I attended one of these events on Nov. 2, at the offices of Andreesen-Horowitz—one of the Valley’s leading venture firms. I moderated a panel discussion, hosted by Iridescent. We discussed how best to help high school girls break the “Silicon Ceiling.” The panelists included some the Valley’s most successful women: Padmasree Warrior of Cisco, Marissa Mayer of Google, Freada Kapor of Level Playing Field Institute, Sandy Jen of Meebo, and Angela Benton of NewMe Accelerator.

All of these women volunteered their time to inspire others to provide mentorship. The organizers expected 80 potential mentors to attend, yet more than 130 came. The event was standing room only, and the atmosphere was electrifying—much like other women’s networking events I have attended in the Valley over the last two years.

Shaherose Charania, founder of Women 2.0, says that women entrepreneurship in the Valley has doubled over the last three years. She told me that her group’s surveys show that interest by young women in tech entrepreneurship is growing dramatically.

So it seems that things are moving in the right direction, and that we may be making progress in empowering the other half of our society to participate in tech entrepreneurship.

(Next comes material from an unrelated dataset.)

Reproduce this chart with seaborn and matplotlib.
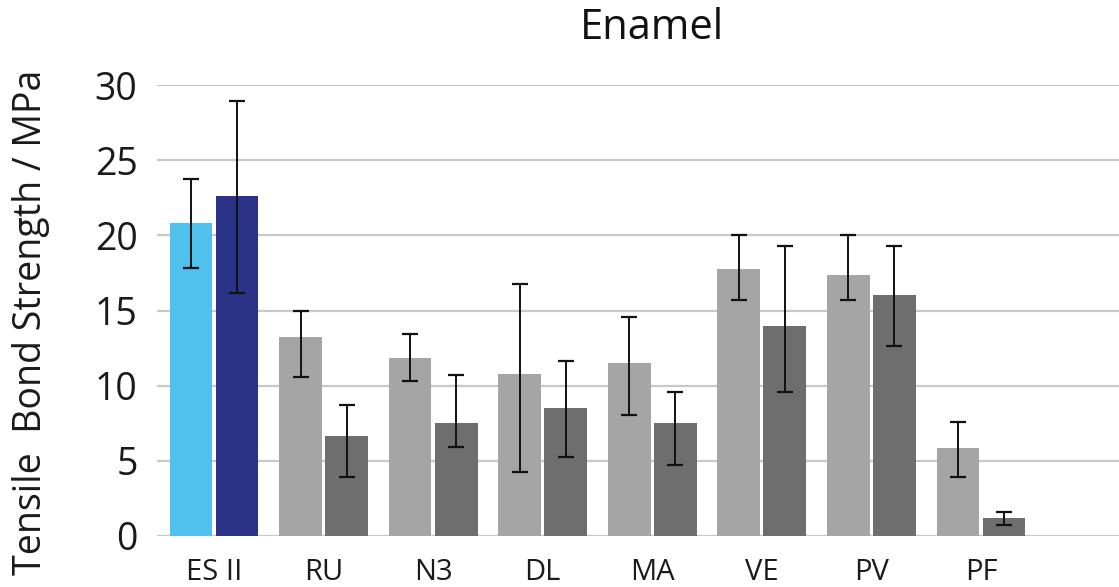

But we’ve got a long way to go.

The Iridescent event, like all of the other women’s events I have attended in the Valley, was open to all. But 95 percent of the attendees were women. Notably, neither Marc Andreesen nor Ben Horowitz participated. They, like other Silicon Valley men, should be far more active in mentoring and motivating women and minorities. After all, it is in their self interest to increase the size of the investment pool, and the quality of the companies they invest in.